The rest of the plot isn't much, but it is enough. There's a hole in the roof of the couple's new home, so they need to hire some contractors to fix it. While they wait for that, Maya and Jamie meet their new neighbors around town, where they're treated to free groceries at the shop and, after an awkward silence that suggests some rural hostility toward the city folks, a toast at the local pub. Sure, one guy at the bar gets a bit too drunk and makes Maya uncomfortable with his alternately aggressive and insulting demeanor, but he's kicked out of the joint. His walk home through the woods goes even worse, because, as you might recall, there are little goblin-like creatures that don't appreciate intruders.

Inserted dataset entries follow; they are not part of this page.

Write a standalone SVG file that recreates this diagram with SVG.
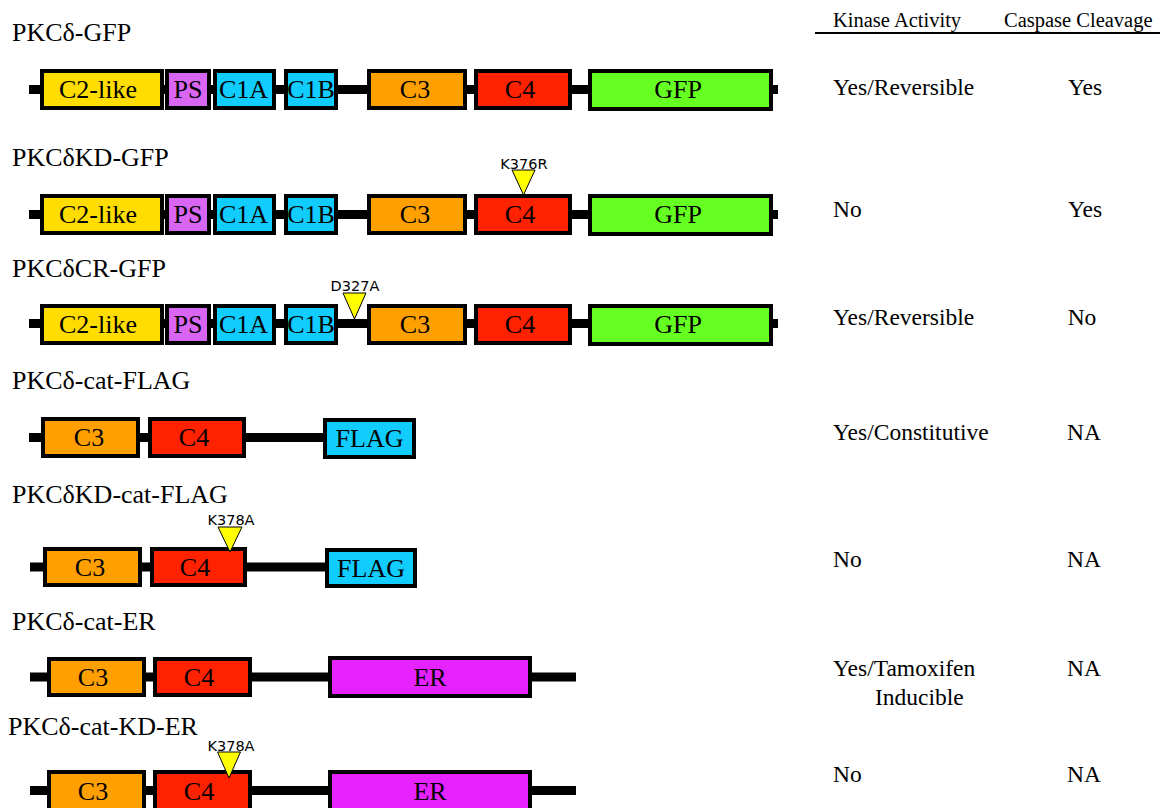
<svg xmlns="http://www.w3.org/2000/svg" width="1160" height="808" viewBox="0 0 1160 808">
<style>
.t{font-family:"Liberation Serif",serif;font-size:26px;fill:#000}
.d{font-family:"Liberation Serif",serif;font-size:26px;fill:#000;text-anchor:middle}
.h{font-family:"Liberation Serif",serif;font-size:20.5px;fill:#000}
.c{font-family:"Liberation Serif",serif;font-size:23.5px;fill:#000}
.cm{font-family:"Liberation Serif",serif;font-size:23.5px;fill:#000;text-anchor:middle}
.m{font-family:"DejaVu Sans",sans-serif;font-size:14.5px;fill:#000;text-anchor:middle}
.bb{stroke:#000;stroke-width:9;fill:none}
.box{stroke:#000;stroke-width:4}
.c2{fill:#FFDD00}.ps{fill:#D966F2}.c1{fill:#11CCFF}.c3{fill:#FFA000}.c4{fill:#FF2200}.gfp{fill:#66FF22}.flag{fill:#11CCFF}.er{fill:#E622FF}
.tri{fill:#FFFF00;stroke:#000;stroke-width:1}
</style>
<rect width="1160" height="808" fill="#fff"/>
<g id="connectors">
<line class="bb" x1="29" y1="89.5" x2="778" y2="89.5"/>
<line class="bb" x1="29" y1="214.5" x2="778" y2="214.5"/>
<line class="bb" x1="29" y1="323.5" x2="778" y2="323.5"/>
<line class="bb" x1="29" y1="437.5" x2="325" y2="437.5"/>
<line class="bb" x1="30" y1="567" x2="327" y2="567"/>
<line class="bb" x1="30" y1="677" x2="576" y2="677"/>
<line class="bb" x1="30" y1="790.5" x2="576" y2="790.5"/>
</g>
<g id="header">
<text class="h" x="833" y="27">Kinase Activity</text>
<text class="h" x="1004" y="27">Caspase Cleavage</text>
<line x1="815" y1="33" x2="1160" y2="33" stroke="#000" stroke-width="2"/>
</g>
<g id="row1">
<text class="t" x="12" y="41">PKCδ-GFP</text>
<rect class="box c2" x="42" y="71" width="120" height="37"/><text class="d" x="98" y="98">C2-like</text>
<rect class="box ps" x="167" y="71" width="42" height="37"/><text class="d" x="188" y="98">PS</text>
<rect class="box c1" x="215" y="71" width="59" height="37"/><text class="d" x="243.5" y="98">C1A</text>
<rect class="box c1" x="286" y="71" width="50" height="37"/><text class="d" x="311" y="98">C1B</text>
<rect class="box c3" x="369" y="71" width="96" height="37"/><text class="d" x="415" y="98">C3</text>
<rect class="box c4" x="476" y="71" width="94" height="37"/><text class="d" x="520" y="98">C4</text>
<rect class="box gfp" x="590" y="71" width="181" height="38"/><text class="d" x="678" y="98">GFP</text>
<text class="c" x="833" y="95">Yes/Reversible</text>
<text class="cm" x="1085" y="95">Yes</text>
</g>
<g id="row2">
<text class="t" x="12" y="166">PKCδKD-GFP</text>
<rect class="box c2" x="42" y="196" width="120" height="37"/><text class="d" x="98" y="223">C2-like</text>
<rect class="box ps" x="167" y="196" width="42" height="37"/><text class="d" x="188" y="223">PS</text>
<rect class="box c1" x="215" y="196" width="59" height="37"/><text class="d" x="243.5" y="223">C1A</text>
<rect class="box c1" x="286" y="196" width="50" height="37"/><text class="d" x="311" y="223">C1B</text>
<rect class="box c3" x="369" y="196" width="96" height="37"/><text class="d" x="415" y="223">C3</text>
<rect class="box c4" x="476" y="196" width="94" height="37"/><text class="d" x="520" y="223">C4</text>
<rect class="box gfp" x="590" y="196" width="181" height="38"/><text class="d" x="678" y="223">GFP</text>
<polygon class="tri" points="512,170 535,170 523.5,195"/>
<text class="m" x="524" y="169">K376R</text>
<text class="c" x="833" y="217">No</text>
<text class="cm" x="1085" y="217">Yes</text>
</g>
<g id="row3">
<text class="t" x="12" y="277">PKCδCR-GFP</text>
<rect class="box c2" x="42" y="306" width="120" height="37"/><text class="d" x="98" y="333">C2-like</text>
<rect class="box ps" x="167" y="306" width="42" height="37"/><text class="d" x="188" y="333">PS</text>
<rect class="box c1" x="215" y="306" width="59" height="37"/><text class="d" x="243.5" y="333">C1A</text>
<rect class="box c1" x="286" y="306" width="50" height="37"/><text class="d" x="311" y="333">C1B</text>
<rect class="box c3" x="369" y="306" width="96" height="37"/><text class="d" x="415" y="333">C3</text>
<rect class="box c4" x="476" y="306" width="94" height="37"/><text class="d" x="520" y="333">C4</text>
<rect class="box gfp" x="590" y="306" width="181" height="38"/><text class="d" x="678" y="333">GFP</text>
<polygon class="tri" points="343,293 366,293 354.5,319"/>
<text class="m" x="355" y="291">D327A</text>
<text class="c" x="833" y="325">Yes/Reversible</text>
<text class="cm" x="1082" y="325">No</text>
</g>
<g id="row4">
<text class="t" x="12" y="389">PKCδ-cat-FLAG</text>
<rect class="box c3" x="43" y="419" width="95" height="37"/><text class="d" x="89" y="446">C3</text>
<rect class="box c4" x="150" y="419" width="94" height="37"/><text class="d" x="194" y="446">C4</text>
<rect class="box flag" x="325" y="420" width="89" height="37"/><text class="d" x="369.5" y="447">FLAG</text>
<text class="c" x="833" y="440">Yes/Constitutive</text>
<text class="cm" x="1084" y="440">NA</text>
</g>
<g id="row5">
<text class="t" x="12" y="503">PKCδKD-cat-FLAG</text>
<rect class="box c3" x="45" y="549" width="95" height="36"/><text class="d" x="90" y="576">C3</text>
<rect class="box c4" x="152" y="549" width="93" height="36"/><text class="d" x="195" y="576">C4</text>
<rect class="box flag" x="327" y="550" width="88" height="36"/><text class="d" x="371" y="577">FLAG</text>
<polygon class="tri" points="218,527 242,527 230,552"/>
<text class="m" x="231" y="525">K378A</text>
<text class="c" x="833" y="567">No</text>
<text class="cm" x="1084" y="567">NA</text>
</g>
<g id="row6">
<text class="t" x="12" y="630">PKCδ-cat-ER</text>
<rect class="box c3" x="49" y="659" width="95" height="36"/><text class="d" x="93" y="686">C3</text>
<rect class="box c4" x="155" y="659" width="95" height="36"/><text class="d" x="199" y="686">C4</text>
<rect class="box er" x="330" y="658" width="200" height="38"/><text class="d" x="430" y="686">ER</text>
<text class="c" x="833" y="676">Yes/Tamoxifen</text>
<text class="c" x="875" y="705">Inducible</text>
<text class="cm" x="1084" y="676">NA</text>
</g>
<g id="row7">
<text class="t" x="8" y="735">PKCδ-cat-KD-ER</text>
<rect class="box c3" x="49" y="772" width="95" height="40"/><text class="d" x="93" y="800">C3</text>
<rect class="box c4" x="155" y="772" width="95" height="40"/><text class="d" x="199" y="800">C4</text>
<rect class="box er" x="330" y="772" width="200" height="40"/><text class="d" x="430" y="800">ER</text>
<polygon class="tri" points="217.5,752 240.5,752 229,778"/>
<text class="m" x="231" y="751">K378A</text>
<text class="c" x="833" y="782">No</text>
<text class="cm" x="1084" y="782">NA</text>
</g>
</svg>
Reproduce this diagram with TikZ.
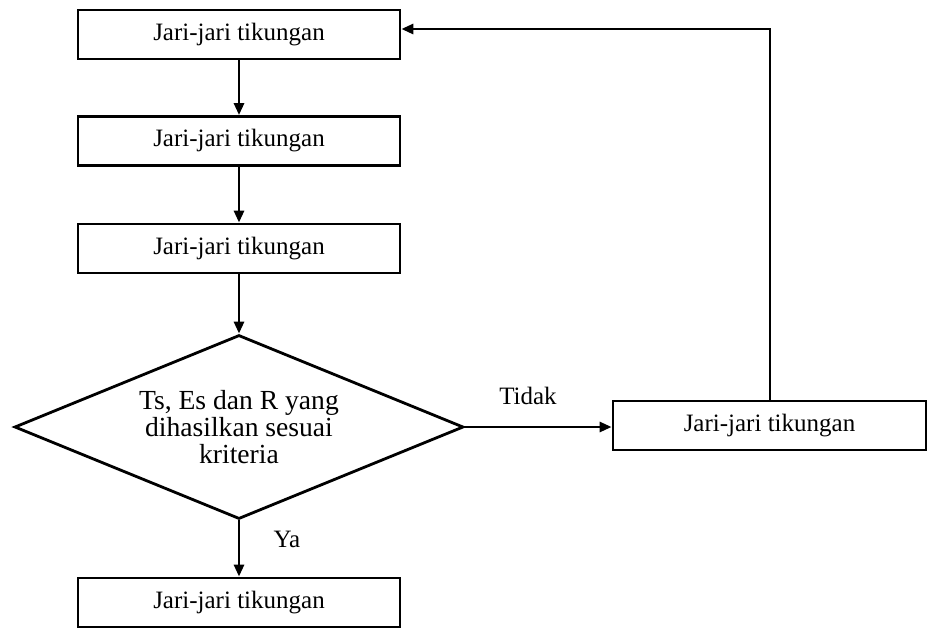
\documentclass[tikz,border=0pt]{standalone}
\usepackage{fontspec}
\setmainfont{Liberation Serif}
\usetikzlibrary{arrows.meta,shapes.geometric}
\begin{document}
\begin{tikzpicture}[x=0.5pt,y=-0.5pt,
  every node/.style={font=\fontsize{12.5pt}{13.6pt}\selectfont},
  procbox/.style={draw,line width=1.4pt,minimum width=161pt,minimum height=24.5pt,inner sep=0pt},
  decision/.style={draw,diamond,aspect=2.44,line width=1.4pt,minimum width=224.5pt,minimum height=92pt,inner sep=0pt,align=center,font=\fontsize{13.8pt}{13.5pt}\selectfont},
  conn/.style={line width=1.4pt,-{Triangle[length=6pt,width=5pt]}},
  lbl/.style={inner sep=0pt}]
\useasboundingbox (0,0) rectangle (927,628);
\node[procbox] (b1) at (239,34.5) {Jari-jari tikungan};
\node[procbox] (b2) at (239,141) {Jari-jari tikungan};
\node[procbox] (b3) at (239,248.5) {Jari-jari tikungan};
\node[decision] (d) at (239,427) {Ts, Es dan R yang\\dihasilkan sesuai\\kriteria};
\node[procbox,minimum width=156.5pt] (r) at (769.5,425.5) {Jari-jari tikungan};
\node[procbox] (b4) at (239,602.5) {Jari-jari tikungan};
\coordinate (c1) at (770,29);
\node[lbl] (tidak) at (528,396) {Tidak};
\node[lbl] (ya) at (287,539) {Ya};
\draw[conn] (b1) -- (b2);
\draw[conn] (b2) -- (b3);
\draw[conn] (b3) -- (d.north);
\draw[conn] (d.east) -- (r.west |- d.east);
\draw[conn] (d.south) -- (b4);
\draw[conn] (r.north -| c1) -- (c1) -- (b1.east |- c1);
\end{tikzpicture}
\end{document}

The big matter here revolves around the couple's increasingly antagonistic relationship with the contractors, which is a storyline that's so simple and unassuming in how ordinary it is that it's a clever bit of sleight-of-hand. We meet head contractor Whelan (Colm Meaney, whose ability to seem either warm or menacing in equal measure is used to great effect here), who runs the company with his three adult children: Aisling (Jamie-Lee O'Donnell), Killian (Chris Walley), and Eoin (Kristian Nairn). The first two siblings are irritating nightmares of spoiled attitude, petty thievery, and privacy invasion, and Eoin is either "slow," as his father "kindly" refers to him, or so routinely beaten by his dad, who creepily insists that everyone calls him "Daddy," that he's in a state of arrested development.

The rest of what happens can't be described without giving away the various subversions of who and/or what are actual threats to our protagonists, how they're revealed, and in what manner the central conflict escalates. In general, though, Wright balances the grim view of humanity on display and a dark sense of levity, especially when those little creatures finally come into play in a significant role in the third act.

That climax unfolds as a home invasion of sorts, filled with gory violence against human and redcap bodies. The fact that the creation of these creatures is more to do with practical effects, prosthetics, puppetry than digital effects gives them a tangibility and a sense of personality that elevates the impact of the carnage, as well as the demented humor.

It all works—as nasty comedy, as eerie horror, as psychological fable about feeling powerless and finding the power to take control of one's circumstances—to one degree or another. Mostly, Unwelcome is entertaining as a series of subversions of familiar ideas, themes, and story threads, twisted into a strange, over-the-top modern-day fairy tale.